Do not beat the batter smooth. Lumps are a good sign here. Overmixing develops gluten, which makes pancakes chewy instead of soft.

Why are my pancakes burning before they cook through?

Your pan is too hot. Medium heat is ideal. If the butter browns instantly, take the pan off the heat for a minute, wipe it clean, and start again with lower heat.

How do I keep pancakes warm for a crowd?

The low oven trick makes a big difference. Keep pancakes in a single layer on a tray at 120°C (100°C fan) while you cook, then stack just before serving. Avoid covering tightly with foil, which can soften the edges.

Serving Suggestions

  • Classic: butter and warm maple syrup
  • Fruity: berries, sliced banana, and a spoonful of Greek yogurt
  • Dessert-style: whipped cream and chocolate chips
  • Brunch plate: pancakes with crispy bacon and scrambled eggs

Storage

Room temperature

Pancakes are best fresh, but you can keep them at room temperature for up to 6 hours if they are completely cooled and loosely covered. For food safety, do not leave them out longer than that.

Refrigerator

Cool completely, then store in an airtight container with baking parchment between layers. Keep refrigerated for up to 3 days. Reheat in a dry frying pan over low heat, in a toaster, or in the microwave in short bursts.

Freezing

Freeze pancakes in a single layer on a tray until firm, then transfer to a freezer bag with parchment between layers. Freeze for up to 2 months. Reheat from frozen in a toaster or warm oven until piping hot.

Nutrition

  • Calories: 170 kcal
  • Carbohydrates: 24 g
  • Protein: 4 g
  • Fat: 6 g
  • Saturated fat: 3 g
  • Sodium: 320 mg

Disclaimer: Nutrition values are estimates and will vary depending on the ingredients and portion size used.

FAQs

Can I make this pancake batter without buttermilk?

Yes. Mix 300ml milk with 1 tbsp lemon juice or white vinegar, then let it stand for 5 minutes before using. The pancakes will still be fluffy and tender.

Can I make the batter ahead of time?

You can mix the dry ingredients ahead, but I recommend mixing the full batter just before cooking for the best rise. If you need to prep ahead, make the batter and cook within 30–60 minutes, and avoid stirring again too much.

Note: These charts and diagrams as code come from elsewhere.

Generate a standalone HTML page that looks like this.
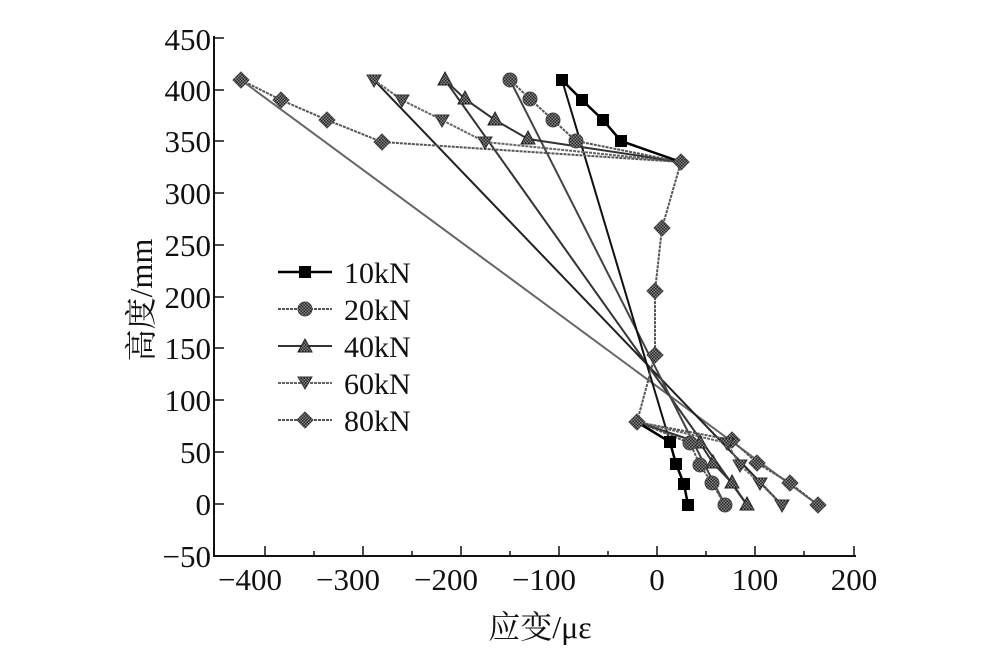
<!DOCTYPE html>
<html><head><meta charset="utf-8"><style>
body{margin:0;background:#fff}
text{font-family:"Liberation Serif","Noto Serif CJK SC",serif;fill:#111}
</style></head><body>
<svg width="1000" height="662" viewBox="0 0 1000 662" xmlns="http://www.w3.org/2000/svg">
<defs>
<pattern id="chk" width="3" height="3" patternUnits="userSpaceOnUse"><rect width="3" height="3" fill="#888"/><rect width="1.5" height="1.5" fill="#222"/><rect x="1.5" y="1.5" width="1.5" height="1.5" fill="#222"/></pattern>
<g id="dia"><polygon points="0,-8 8,0 0,8 -8,0" fill="url(#chk)" stroke="#444" stroke-width="1"/></g>
<g id="cir"><circle r="7" fill="url(#chk)" stroke="#444" stroke-width="1"/></g>
<g id="tri"><polygon points="0,-8 7,5 -7,5" fill="url(#chk)" stroke="#222" stroke-width="1"/></g>
<g id="itri"><polygon points="0,7 7,-5 -7,-5 M0,-7 7,5 -7,5" fill="url(#chk)" stroke="#333" stroke-width="1"/></g>
<g id="sq"><rect x="-6" y="-6" width="12" height="12" fill="#000"/></g>
</defs>
<g stroke="#111" stroke-width="2" fill="none">
<path d="M214,36 V556 H856"/>
</g>
<g stroke="#111" stroke-width="1.5">
<path d="M214,38h10M214,90h10M214,141h10M214,193h10M214,245h10M214,297h10M214,348h10M214,400h10M214,452h10M214,504h10M214,556h10"/>
<path d="M265,556v-10M363,556v-10M461,556v-10M559,556v-10M657,556v-10M755,556v-10M854,556v-10"/>
<path d="M314,556v-5M412,556v-5M510,556v-5M608,556v-5M706,556v-5M804,556v-5"/>
</g>
<g font-size="31" text-anchor="end">
<text x="211" y="50">450</text><text x="211" y="101">400</text><text x="211" y="152">350</text>
<text x="211" y="204">300</text><text x="211" y="256">250</text><text x="211" y="308">200</text>
<text x="211" y="359">150</text><text x="211" y="411">100</text><text x="211" y="463">50</text>
<text x="211" y="515">0</text><text x="211" y="567">−50</text>
</g>
<g font-size="31" text-anchor="middle">
<text x="250" y="590">−400</text><text x="348" y="590">−300</text><text x="446" y="590">−200</text>
<text x="544" y="590">−100</text><text x="657" y="590">0</text><text x="755" y="590">100</text><text x="854" y="590">200</text>
</g>
<text x="540" y="638" font-size="32" text-anchor="middle">应变/με</text>
<text transform="translate(152,300) rotate(-90)" font-size="32" text-anchor="middle">高度/mm</text>

<g fill="none" stroke-width="2">
<path d="M241,80 L818,505" stroke="#666"/>
<path d="M374,80 L782,505" stroke="#222"/>
<path d="M445,80 L747,505" stroke="#333"/>
<path d="M510,80 L725,505" stroke="#444"/>
<path d="M562,80 L670,442" stroke="#111"/>
</g>
<g fill="none" stroke-width="2">
<path d="M241,80 L281,100 L327,120 L382,142 L681,162 L662,228 L655,291 L655,355 L637,422 L732,440 L757,463 L790,483 L818,505" stroke="#555" stroke-dasharray="3,1"/>
<path d="M374,80 L402,100 L442,120 L485,142 L681,162 M637,422 L727,443 L740,465 L760,483 L782,505" stroke="#666" stroke-dasharray="3,1"/>
<path d="M445,80 L465,99 L495,120 L528,139 L681,162 M637,422 L700,443 L713,463 L732,483 L747,505" stroke="#333"/>
<path d="M510,80 L530,99 L553,120 L576,141 L681,162 M637,422 L690,443 L700,465 L712,483 L725,505" stroke="#555" stroke-dasharray="3,1"/>
<path d="M562,80 L582,100 L603,120 L621,141 L681,162 M637,422 L670,442 L676,464 L684,484 L688,505" stroke="#000" stroke-width="2.5"/>
</g>
<g>
<use href="#dia" x="241" y="80"/><use href="#dia" x="281" y="100"/><use href="#dia" x="327" y="120"/><use href="#dia" x="382" y="142"/>
<use href="#dia" x="732" y="440"/><use href="#dia" x="757" y="463"/><use href="#dia" x="790" y="483"/><use href="#dia" x="818" y="505"/>
<use href="#itri" x="374" y="80"/><use href="#itri" x="402" y="100"/><use href="#itri" x="442" y="120"/><use href="#itri" x="485" y="142"/>
<use href="#itri" x="727" y="443"/><use href="#itri" x="740" y="465"/><use href="#itri" x="760" y="483"/><use href="#itri" x="782" y="505"/>
<use href="#tri" x="445" y="80"/><use href="#tri" x="465" y="99"/><use href="#tri" x="495" y="120"/><use href="#tri" x="528" y="139"/>
<use href="#tri" x="700" y="443"/><use href="#tri" x="713" y="463"/><use href="#tri" x="732" y="483"/><use href="#tri" x="747" y="505"/>
<use href="#cir" x="510" y="80"/><use href="#cir" x="530" y="99"/><use href="#cir" x="553" y="120"/><use href="#cir" x="576" y="141"/>
<use href="#cir" x="690" y="443"/><use href="#cir" x="700" y="465"/><use href="#cir" x="712" y="483"/><use href="#cir" x="725" y="505"/>
<use href="#dia" x="681" y="162"/><use href="#dia" x="662" y="228"/><use href="#dia" x="655" y="291"/><use href="#dia" x="655" y="355"/><use href="#dia" x="637" y="422"/>
<use href="#sq" x="562" y="80"/><use href="#sq" x="582" y="100"/><use href="#sq" x="603" y="120"/><use href="#sq" x="621" y="141"/>
<use href="#sq" x="670" y="442"/><use href="#sq" x="676" y="464"/><use href="#sq" x="684" y="484"/><use href="#sq" x="688" y="505"/>
</g>
<g fill="none" stroke-width="2">
<path d="M278,272 H332" stroke="#000" stroke-width="2.5"/>
<path d="M278,309 H332" stroke="#555" stroke-dasharray="3,1"/>
<path d="M278,346 H332" stroke="#333"/>
<path d="M278,383 H332" stroke="#666" stroke-dasharray="3,1"/>
<path d="M278,420 H332" stroke="#555" stroke-dasharray="3,1"/>
</g>
<use href="#sq" x="305" y="272"/><use href="#cir" x="305" y="309"/><use href="#tri" x="305" y="347"/><use href="#itri" x="305" y="382"/><use href="#dia" x="305" y="420"/>
<g font-size="30">
<text x="344" y="283">10kN</text><text x="344" y="320">20kN</text><text x="344" y="357">40kN</text><text x="344" y="394">60kN</text><text x="344" y="431">80kN</text>
</g>
</svg>
</body></html>
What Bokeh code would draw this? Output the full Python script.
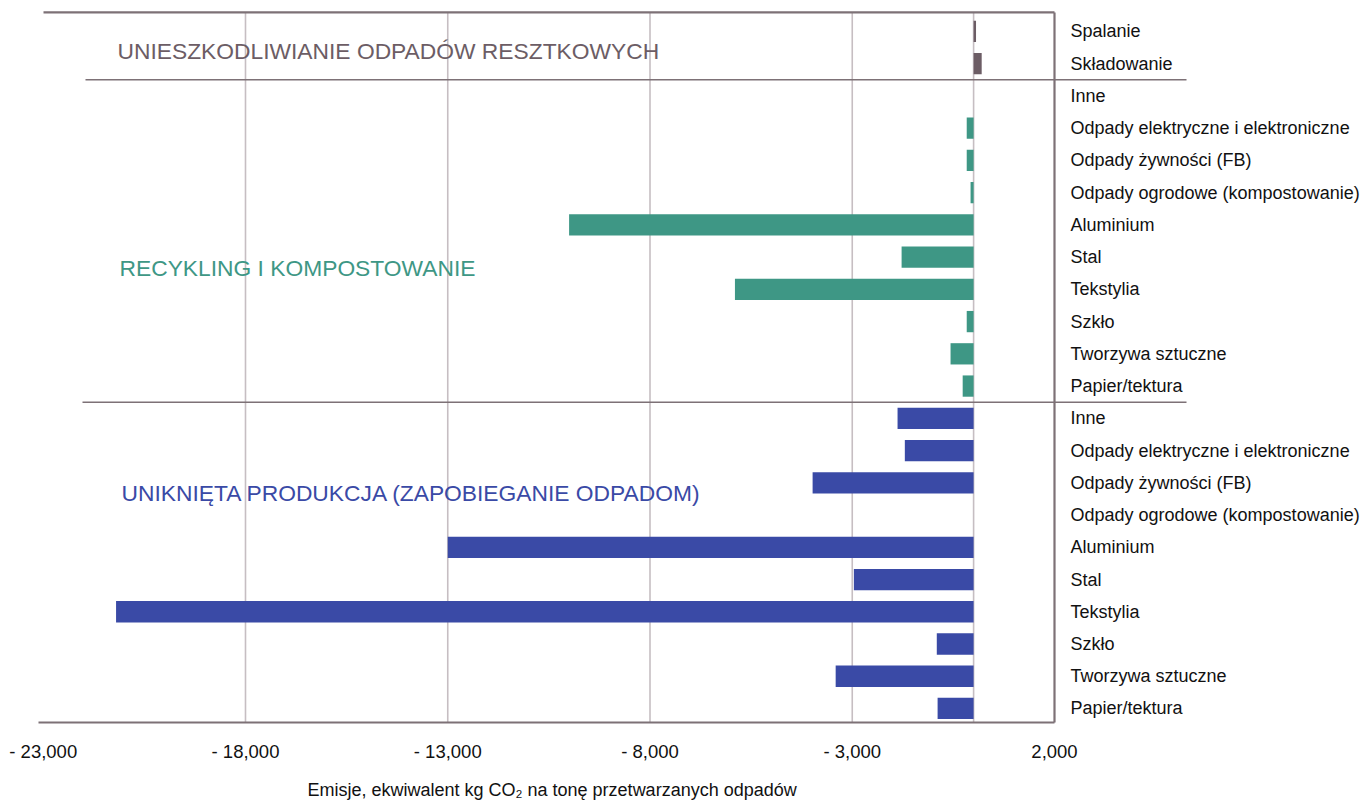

Why are my pancakes not fluffy?

Usually it is overmixing, batter that has sat too long, or raising agents that are not fresh. Mix gently, rest for 5 minutes, cook on medium heat, and replace baking powder and bicarbonate of soda if they are old.

Can I freeze American pancakes?

Yes, pancakes freeze very well. Cool completely, freeze in layers with parchment between, and store for up to 2 months. Reheat from frozen in a toaster or a low oven until hot all the way through.

What is the best pan for pancakes?

A good non-stick frying pan or a flat griddle works best. You want even heat and a surface that releases easily so you can flip without tearing the pancakes.